6 thoughts on “Commitment and the 1,000 Word Pledge

  1. Hey there,

    This is an admirable goal, but you might be a little optimistic. I’ve heard quotes from professional writers that range from 200 to 600 words per day. Also, if you consider nanowrimo (, which is a shared writing commitment every year in November for each contestant to write 50,000 words for the month, which is 1667 words per day. Although I have not written in that yet, some friends of mine have, and they unanimously say that November is a killer month, and the quality of words are definitely not something they are proud of, but are something to be used as editorial fodder for the next lull in the creative fount 🙂

    My own goals when I was writting were to have two pages per day. I ended up near that most days, and averaged about 10 pages a week for most of a year.

    Short attainable goals seem to work well for me, your mileage may vary 🙂



  2. 1000 words is a lot to start with, remember the main idea behind a commitment is the commitment itself. So if it’s 10 minutes, or 50 words — even if you don’t feel especially good about them it’s okay. It’s always better to outdo yourself than to do yourself in because you don’t think you did well enough.


  3. gretchenleebourquin and No One,
    Thank you both for your feedback! I really appreciate it.

    This whole idea of counting words each day is new to me, but I am willing to give it a try. I don’t think I would commit to 1,000 words on a single piece each day, but since I have a couple of major pieces in the works, I think that it is realistic (at least for me).

    For example, today I wrote 362 words for my thesis, 615 for my novel, and 399 for a short story that I will classify under my “other” category. That’s a grand total of 1,376 words. I think I can manage that each day, but I will certainly keep you all posted. ~Melissa 🙂


  4. 1,000 words a day can be a tough but doable goal. Think of it this way: if all the words were for one source, that would be the first draft of a novel in 3 1/2 months. If you’re splitting it among multiple projects, I’d say that it’s definately an easier goal to do.

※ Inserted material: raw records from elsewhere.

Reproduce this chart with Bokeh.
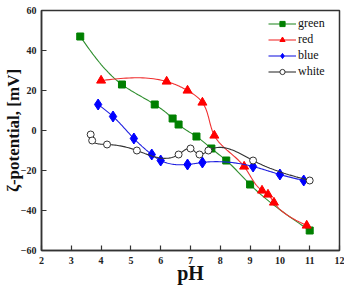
import numpy as np
from bokeh.plotting import figure
from bokeh.models import Legend, LegendItem, Range1d
from bokeh.embed import file_html
from bokeh.resources import INLINE

# zeta potential vs pH for four samples
green_ph = [3.3, 4.7, 5.8, 6.4, 6.6, 7.2, 7.7, 8.2, 9.0, 11.0]
green_zeta = [47, 23, 13, 6, 3, -3, -9, -15, -27, -50]

red_ph = [4.0, 6.2, 6.9, 7.4, 7.8, 8.8, 9.4, 9.6, 9.8, 10.9]
red_zeta = [25, 24.5, 20, 14, -2.5, -18, -30, -32, -36, -47.5]

blue_ph = [3.9, 4.4, 5.1, 5.7, 6.0, 6.9, 7.4, 9.1, 10.0, 10.8]
blue_zeta = [13, 7, -4, -12, -15, -17, -16, -18, -22, -25]

white_ph = [3.65, 3.7, 4.2, 5.2, 6.6, 7.0, 7.3, 7.6, 9.1, 11.0]
white_zeta = [-2, -5, -7, -10, -12, -9, -12, -10, -15, -25]

x_ticks = [2, 3, 4, 5, 6, 7, 8, 9, 10, 11, 12]
y_ticks = [-60, -40, -20, 0, 20, 40, 60]

SERIF = "'Liberation Serif'"
AXIS_COLOR = "#333333"


def _natural(t, v):
    n = len(t)
    h = np.diff(t)
    A = np.zeros((n, n))
    b = np.zeros(n)
    A[0, 0] = 1.0
    A[-1, -1] = 1.0
    for i in range(1, n - 1):
        A[i, i - 1] = h[i - 1]
        A[i, i] = 2 * (h[i - 1] + h[i])
        A[i, i + 1] = h[i]
        b[i] = 3 * ((v[i + 1] - v[i]) / h[i] - (v[i] - v[i - 1]) / h[i - 1])
    c = np.linalg.solve(A, b)
    return h, c


def smooth(xs, ys, steps=24, sx=29.7, sy=2.0):
    """Parametric natural cubic spline through the points (chord-length)."""
    x = np.asarray(xs, float)
    y = np.asarray(ys, float)
    px, py = x * sx, y * sy
    d = np.hypot(np.diff(px), np.diff(py))
    t = np.concatenate([[0], np.cumsum(d)])
    out = []
    for v in (px, py):
        h, c = _natural(t, v)
        seg = []
        for i in range(len(t) - 1):
            a = v[i]
            bb = (v[i + 1] - v[i]) / h[i] - h[i] * (2 * c[i] + c[i + 1]) / 3
            dd = (c[i + 1] - c[i]) / (3 * h[i])
            s = np.linspace(0, h[i], steps, endpoint=False)
            seg.append(a + bb * s + c[i] * s ** 2 + dd * s ** 3)
        seg.append([v[-1]])
        out.append(np.concatenate(seg))
    return out[0] / sx, out[1] / sy


p = figure(width=344, height=286, output_backend="svg", toolbar_location=None,
           x_range=Range1d(2, 12), y_range=Range1d(-60, 60),
           min_border_left=0, min_border_right=5, min_border_top=10,
           min_border_bottom=0)
p.xgrid.visible = False
p.ygrid.visible = False
p.outline_line_color = AXIS_COLOR
p.outline_line_width = 1.5
p.background_fill_color = "white"

for ax in (p.xaxis[0], p.yaxis[0]):
    ax.axis_line_color = AXIS_COLOR
    ax.axis_line_width = 1.5
    ax.major_tick_line_color = AXIS_COLOR
    ax.major_tick_line_width = 1.2
    ax.major_tick_in = 5
    ax.major_tick_out = 0
    ax.minor_tick_line_color = None
    ax.major_label_text_font = SERIF
    ax.major_label_text_font_style = "bold"
    ax.major_label_text_font_size = "10px"
    ax.major_label_text_color = "#222222"
    ax.axis_label_text_font = SERIF
    ax.axis_label_text_font_style = "bold"
    ax.axis_label_text_color = "#111111"

p.xaxis.ticker = x_ticks
p.yaxis.ticker = y_ticks
p.xaxis.major_label_standoff = 6
p.yaxis.major_label_standoff = 5
p.xaxis.axis_label = "pH"
p.xaxis.axis_label_text_font_size = "20px"
p.xaxis.axis_label_standoff = -5
p.yaxis.axis_label = "ζ-potential, [mV]"
p.yaxis.axis_label_text_font_size = "17px"
p.yaxis.axis_label_standoff = -5

series = [
    ("green", green_ph, green_zeta, "#008000", "#2f8f2f", "square", 7, "#008000"),
    ("red", red_ph, red_zeta, "#ff0000", "#f03030", "triangle", 9, "#ff0000"),
    ("blue", blue_ph, blue_zeta, "#0000ff", "#2020e0", "diamond", 11, "#0000ff"),
    ("white", white_ph, white_zeta, "#333333", "#333333", "circle", 7, "white"),
]

items = []
for name, xs, ys, mcol, lcol, marker, size, fill in series:
    sxv, syv = smooth(xs, ys)
    ln = p.line(sxv, syv, line_color=lcol, line_width=1.1)
    mk = p.scatter(xs, ys, marker=marker, size=size, fill_color=fill,
                   line_color=mcol, line_width=1)
    items.append(LegendItem(label=name, renderers=[ln, mk]))

legend = Legend(items=items, location=(227, 171))
legend.label_text_font = SERIF
legend.label_text_font_size = "12px"
legend.label_text_color = "#111111"
legend.glyph_width = 28
legend.glyph_height = 13
legend.label_height = 13
legend.label_standoff = 2
legend.spacing = 1
legend.padding = 2
legend.margin = 0
legend.border_line_color = None
legend.background_fill_alpha = 0
p.add_layout(legend)

open("out.html", "w").write(file_html(p, INLINE))
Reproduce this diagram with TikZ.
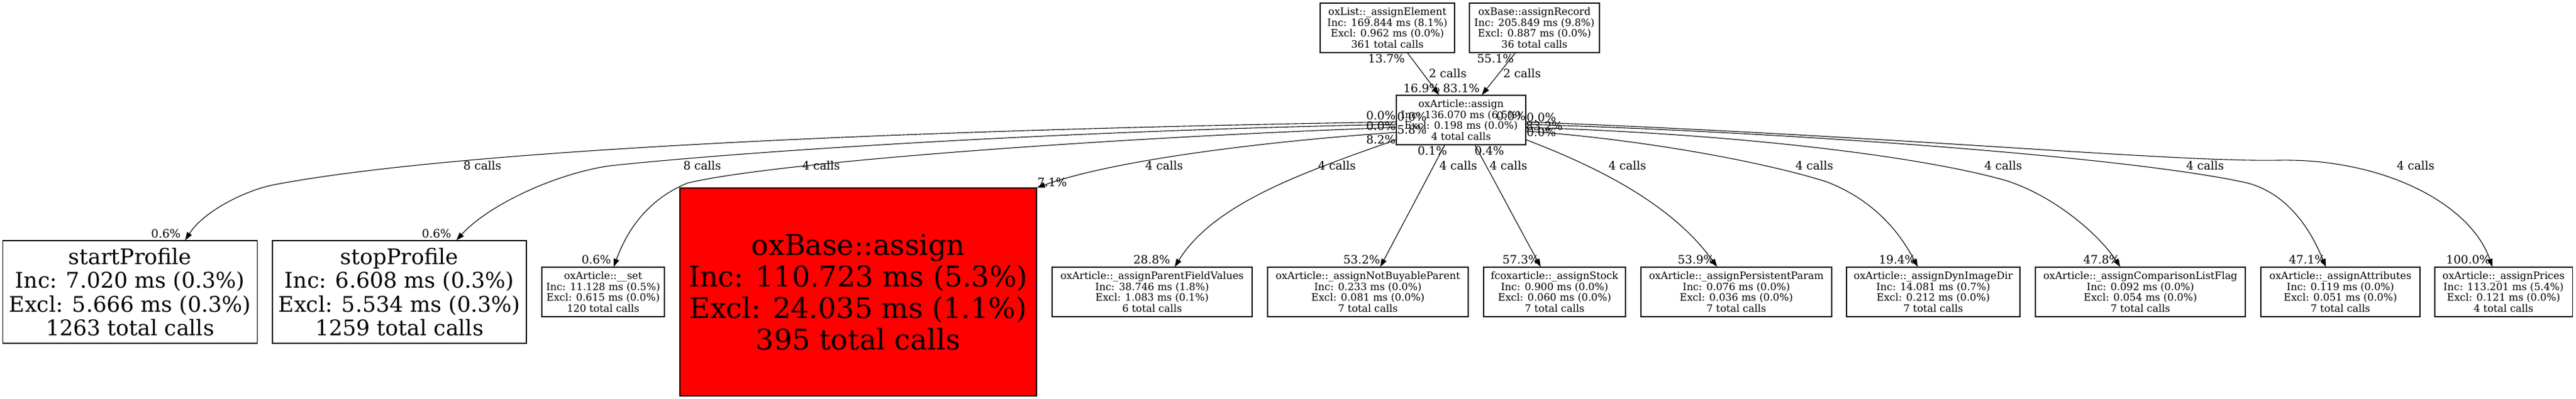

    Honestly, I think the best thing about the word count goal is that it forces you to write. Unless you’re on a strict deadline of some sort, I wouldn’t necessarily require yourself to write the 1,000 words each day, but I’d do something more like: 300 words/day on your thesis, 300 words/day on your novel. On the days when you’re really struggling to get the words out, having the word count goal forces you to sit there and stare at the screen until you get something out. Those 300 words may be tough but you feel a little better once you get there. On the days when you’re not struggling to write, you’ll blow right through the goal. Of course, those days, the goal isn’t really necessary — the fact that the words want to pour out will take care of it for you.


  5. Justin,
    Thanks for your comment!

    I agree that breaking down the “1,000” is much more achievable…and much more aligned with my typical way of writing. But, this way I am holding myself a little bit more accountable and placing two of my writing pieces at the forefront. I have a lot of things “cooking” at a time and my thesis has definite deadlines, so I have to modify how I write to accomplish everything I need to do to write that.

    It’s worth a shot!

    ~Melissa 🙂


  6. Great post!

    I agree with Gretchen, it can be a lot to start off with 1,000 a day…but you’ve also got the right idea by splitting it up, that will enable you to acomplish the task much easier.

    I must admit that I sometimes look at my pieces and take into account length when done with it, but I overall try not to let that direct the actual writing itself. Nothing, IMO, ruins writing more than writing for the numbers than the actual meaning you started out with when creating that piece.